The committee recommended a package of steps intended to raise utilization: adopt the Pinellas/Polk model; require law‑enforcement agencies to update standard operating procedures to reflect the MOU dated 06/01/2021; provide ongoing training and education for officers and stakeholders; require clear documentation when a citation is not issued; and regularly review missed‑opportunity reports produced by the Department of Juvenile Justice (DJJ) and law enforcement.
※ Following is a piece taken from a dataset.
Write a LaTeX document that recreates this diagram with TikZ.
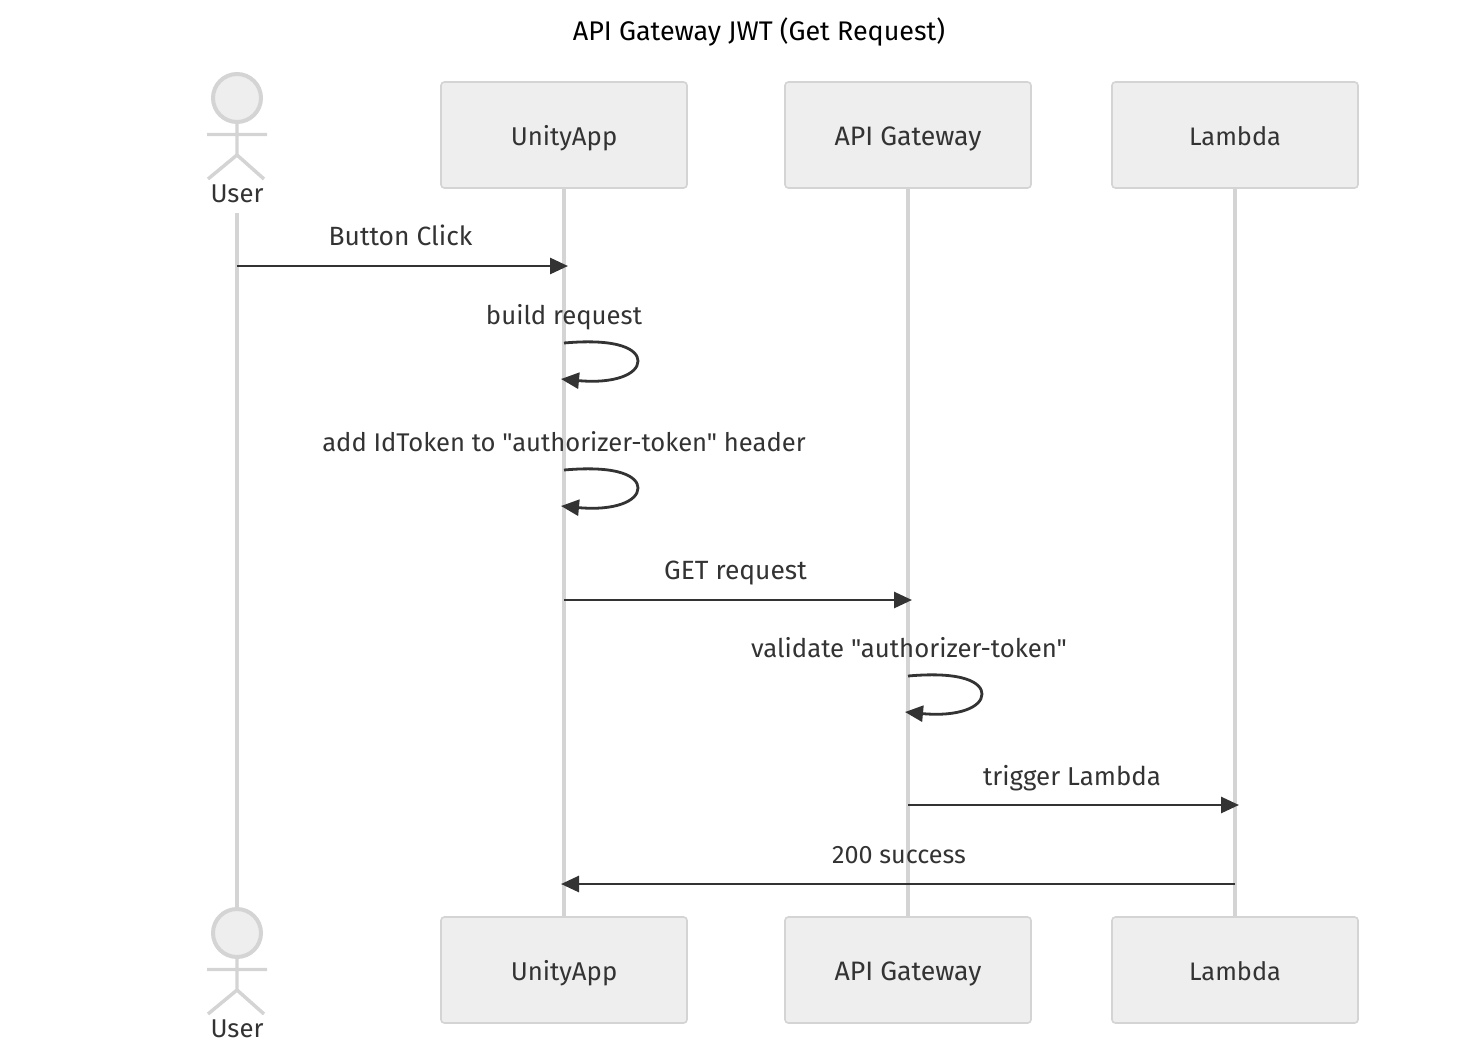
\documentclass[tikz,border=0pt]{standalone}
\usepackage{fontspec}
\newfontfamily\fira{Fira Sans}
\usetikzlibrary{arrows.meta,shapes.geometric}
\definecolor{boxfill}{HTML}{EEEEEE}
\definecolor{boxline}{HTML}{D4D4D4}
\definecolor{ink}{HTML}{333333}
\newcommand{\fs}[1]{\fira\fontsize{#1}{24}\selectfont}
\tikzset{
  px/.style={x=0.75pt,y=-0.75pt},
  actorbox/.style={draw=boxline,fill=boxfill,line width=1.2pt,rounded corners=2.5pt,minimum width=184.5pt,minimum height=79.5pt,inner sep=0pt,text=ink,text height=15pt,text depth=0pt},
  lifeline/.style={draw=boxline,line width=2.6pt},
  msg/.style={draw=ink,line width=2.1pt,-{Triangle[length=13.5pt,width=12pt,fill=ink]}},
  msgtext/.style={text=ink,inner sep=0pt,anchor=base},
  stick/.style={draw=boxline,line width=2.6pt},
  headshape/.style={circle,draw=boxline,fill=boxfill,line width=3pt,minimum size=36pt,inner sep=0pt},
  actorlabel/.style={text=ink,font=\fs{19.3},inner sep=0pt,anchor=base}
}
\begin{document}
\begin{tikzpicture}[px]
\useasboundingbox (0,0) rectangle (1473,1042);
\node[text=black,font=\fs{20.2},inner sep=0pt,anchor=base] (title) at (759,40) {API Gateway JWT (Get Request)};
\node[headshape] (headT) at (237,98) {};
\node[actorlabel] (userT) at (237,202) {User};
\node[actorbox,font=\fs{19.3}] (unityT) at (564,135) {UnityApp};
\node[actorbox,font=\fs{20}] (gateT) at (908,135) {API Gateway};
\node[actorbox,font=\fs{19}] (lambdaT) at (1235,135) {Lambda};
\node[headshape] (headB) at (237,933) {};
\node[actorlabel] (userB) at (237,1037) {User};
\node[actorbox,font=\fs{19.3}] (unityB) at (564,970) {UnityApp};
\node[actorbox,font=\fs{20}] (gateB) at (908,970) {API Gateway};
\node[actorbox,font=\fs{19}] (lambdaB) at (1235,970) {Lambda};
% stick figures
\foreach \h/\o in {headT/0,headB/835}{
  \draw[stick] (\h.south) -- (237,155+\o) (207,134.5+\o) -- (267,134.5+\o)
     (208,179+\o) -- (237,155+\o) -- (264,179+\o);
}
% lifelines
\coordinate (userTop) at (237,213);
\draw[lifeline] (userTop) -- (headB.north);
\draw[lifeline] (unityT.south) -- (unityB.north);
\draw[lifeline] (gateT.south) -- (gateB.north);
\draw[lifeline] (lambdaT.south) -- (lambdaB.north);
% messages
\coordinate (m1a) at (237,266); \coordinate (m1b) at (568,266);
\draw[msg] (m1a) -- (m1b);
\node[msgtext,font=\fs{19.8}] (t1) at (400.5,245) {Button Click};
\node[msgtext,font=\fs{19.3}] (t2) at (564,324) {build request};
\coordinate (s1) at (564,343); \coordinate (s1e) at (561,379);
\draw[msg] (s1) .. controls (620,338) and (638,350) .. (638,361) .. controls (638,374) and (615,384) .. (s1e);
\node[msgtext,font=\fs{19.2}] (t3) at (564,451) {add IdToken to "authorizer-token" header};
\coordinate (s2) at (564,470); \coordinate (s2e) at (561,506);
\draw[msg] (s2) .. controls (620,465) and (638,477) .. (638,488) .. controls (638,501) and (615,511) .. (s2e);
\coordinate (m4a) at (564,600); \coordinate (m4b) at (912,600);
\draw[msg] (m4a) -- (m4b);
\node[msgtext,font=\fs{19.8}] (t4) at (735.5,579) {GET request};
\node[msgtext,font=\fs{19.3}] (t5) at (909,657) {validate "authorizer-token"};
\coordinate (s3) at (908,676); \coordinate (s3e) at (905,712);
\draw[msg] (s3) .. controls (964,671) and (982,683) .. (982,694) .. controls (982,707) and (959,717) .. (s3e);
\coordinate (m6a) at (908,805); \coordinate (m6b) at (1239,805);
\draw[msg] (m6a) -- (m6b);
\node[msgtext,font=\fs{19.4}] (t6) at (1072,785) {trigger Lambda};
\coordinate (m7a) at (1235,884); \coordinate (m7b) at (561,884);
\draw[msg] (m7a) -- (m7b);
\node[msgtext,font=\fs{18.9}] (t7) at (899,863) {200 success};
\end{tikzpicture}
\end{document}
The motion to recommend adoption of the committee’s proposals was offered by Rob Parkinson, who said, “I feel comfortable making a motion that we recommend that stakeholders adopt this model based on your report and recommendations.” The motion was accepted by voice vote; the transcript records the motion as “adopted” but does not record a roll‑call tally or named yes/no votes.
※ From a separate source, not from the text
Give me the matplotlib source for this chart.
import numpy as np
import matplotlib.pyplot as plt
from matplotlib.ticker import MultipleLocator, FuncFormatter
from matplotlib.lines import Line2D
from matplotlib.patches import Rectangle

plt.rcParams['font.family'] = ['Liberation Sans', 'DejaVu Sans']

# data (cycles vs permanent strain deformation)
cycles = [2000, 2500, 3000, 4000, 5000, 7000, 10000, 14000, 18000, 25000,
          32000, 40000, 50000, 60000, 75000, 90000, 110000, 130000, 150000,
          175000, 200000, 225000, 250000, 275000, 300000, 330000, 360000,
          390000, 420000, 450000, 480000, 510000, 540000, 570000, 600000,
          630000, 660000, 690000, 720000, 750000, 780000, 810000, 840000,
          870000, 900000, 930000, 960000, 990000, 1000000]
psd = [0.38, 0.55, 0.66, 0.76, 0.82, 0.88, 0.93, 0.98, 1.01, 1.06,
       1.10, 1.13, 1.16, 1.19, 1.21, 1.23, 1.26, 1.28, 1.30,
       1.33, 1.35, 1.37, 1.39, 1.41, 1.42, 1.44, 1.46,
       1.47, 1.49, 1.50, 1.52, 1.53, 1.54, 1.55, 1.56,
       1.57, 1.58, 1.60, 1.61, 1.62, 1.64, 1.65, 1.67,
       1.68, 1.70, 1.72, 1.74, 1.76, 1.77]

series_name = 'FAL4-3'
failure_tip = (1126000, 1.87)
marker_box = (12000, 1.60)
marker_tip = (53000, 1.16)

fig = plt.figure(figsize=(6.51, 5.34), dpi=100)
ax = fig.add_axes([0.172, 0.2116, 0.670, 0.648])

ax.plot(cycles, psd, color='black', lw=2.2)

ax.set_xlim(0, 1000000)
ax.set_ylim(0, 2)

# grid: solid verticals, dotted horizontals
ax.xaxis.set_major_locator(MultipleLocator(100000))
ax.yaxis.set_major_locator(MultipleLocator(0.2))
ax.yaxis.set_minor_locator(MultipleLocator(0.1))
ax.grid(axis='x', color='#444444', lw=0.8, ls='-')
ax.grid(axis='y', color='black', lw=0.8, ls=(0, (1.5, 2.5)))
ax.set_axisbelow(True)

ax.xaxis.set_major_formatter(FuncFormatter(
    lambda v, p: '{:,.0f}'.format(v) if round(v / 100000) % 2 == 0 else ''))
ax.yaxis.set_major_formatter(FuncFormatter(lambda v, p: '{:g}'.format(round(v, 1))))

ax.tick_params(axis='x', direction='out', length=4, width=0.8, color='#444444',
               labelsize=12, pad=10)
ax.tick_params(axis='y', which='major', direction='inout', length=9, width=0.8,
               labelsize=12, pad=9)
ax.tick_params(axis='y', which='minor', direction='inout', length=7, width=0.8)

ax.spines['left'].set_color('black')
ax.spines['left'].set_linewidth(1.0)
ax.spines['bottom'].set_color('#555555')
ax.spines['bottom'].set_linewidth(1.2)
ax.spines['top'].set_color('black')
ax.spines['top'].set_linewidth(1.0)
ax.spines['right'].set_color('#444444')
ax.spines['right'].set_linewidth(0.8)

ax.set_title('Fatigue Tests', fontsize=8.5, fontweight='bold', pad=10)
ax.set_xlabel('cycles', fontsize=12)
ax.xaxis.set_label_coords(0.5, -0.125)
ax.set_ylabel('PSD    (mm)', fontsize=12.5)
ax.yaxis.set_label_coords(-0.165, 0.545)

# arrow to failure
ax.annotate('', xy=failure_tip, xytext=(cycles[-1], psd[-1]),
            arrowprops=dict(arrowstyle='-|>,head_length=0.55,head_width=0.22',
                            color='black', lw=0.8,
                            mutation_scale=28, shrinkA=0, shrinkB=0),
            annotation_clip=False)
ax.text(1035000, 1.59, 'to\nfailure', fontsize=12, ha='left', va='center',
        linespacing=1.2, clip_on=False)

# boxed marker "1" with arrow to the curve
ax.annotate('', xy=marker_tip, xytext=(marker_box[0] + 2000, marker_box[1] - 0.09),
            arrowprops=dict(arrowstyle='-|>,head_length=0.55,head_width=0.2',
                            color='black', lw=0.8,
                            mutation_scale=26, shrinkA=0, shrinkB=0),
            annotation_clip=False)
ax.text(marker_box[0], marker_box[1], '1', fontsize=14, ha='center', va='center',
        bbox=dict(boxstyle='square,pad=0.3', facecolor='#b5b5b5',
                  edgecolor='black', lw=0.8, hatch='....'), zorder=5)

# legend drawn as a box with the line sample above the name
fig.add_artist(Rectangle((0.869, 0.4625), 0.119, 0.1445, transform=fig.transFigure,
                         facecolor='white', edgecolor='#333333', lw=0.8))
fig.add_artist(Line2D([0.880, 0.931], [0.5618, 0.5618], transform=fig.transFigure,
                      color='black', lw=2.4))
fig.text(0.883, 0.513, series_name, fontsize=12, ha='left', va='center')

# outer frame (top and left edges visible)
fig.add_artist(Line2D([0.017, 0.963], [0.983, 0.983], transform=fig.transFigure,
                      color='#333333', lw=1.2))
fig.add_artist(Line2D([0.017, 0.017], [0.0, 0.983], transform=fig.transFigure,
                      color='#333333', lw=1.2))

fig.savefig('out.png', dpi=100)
Discussion during the meeting noted practical barriers to reaching Pinellas/Polk levels without structural changes. The committee and several speakers said opening the county Juvenile Assessment Center (JAC or JACC) to accept civil citations and avoiding fingerprinting for eligible youths brought to the center were among the changes that most directly raise utilization. The group also discussed domestic‑violence cases and other circumstances in which law enforcement currently diverts to other processes.
What happens next: the advisory board’s recommendation is advisory—board members noted it cannot compel elected officials or independent agencies. The committee suggested presenting the recommendations to stakeholder agencies (law enforcement, the state attorney’s office, court administration and the DJJ) for adoption of SOP changes and expanded JAC procedures.
Clarifying details: the committee’s recommendation package included (1) SOP updates to match the MOU dated 06/01/2021; (2) ongoing training for new officers and stakeholders; (3) a documented justification requirement when a citation is not issued; (4) regular review of DJJ and agency missed‑opportunity reports; and (5) exploring JAC procedures to accept eligible citations without creating fingerprint records.
The advisory board recorded the motion as “adopted” by voice vote; no individual roll call of yes/no votes was recorded in the meeting transcript.
Ending: the board asked staff to circulate the committee’s PowerPoint and the monthly reports used in the presentation and suggested follow‑up with contiguous counties and the state agencies that control JAC practice. The recommendation will be forwarded to stakeholders for consideration and possible operational changes.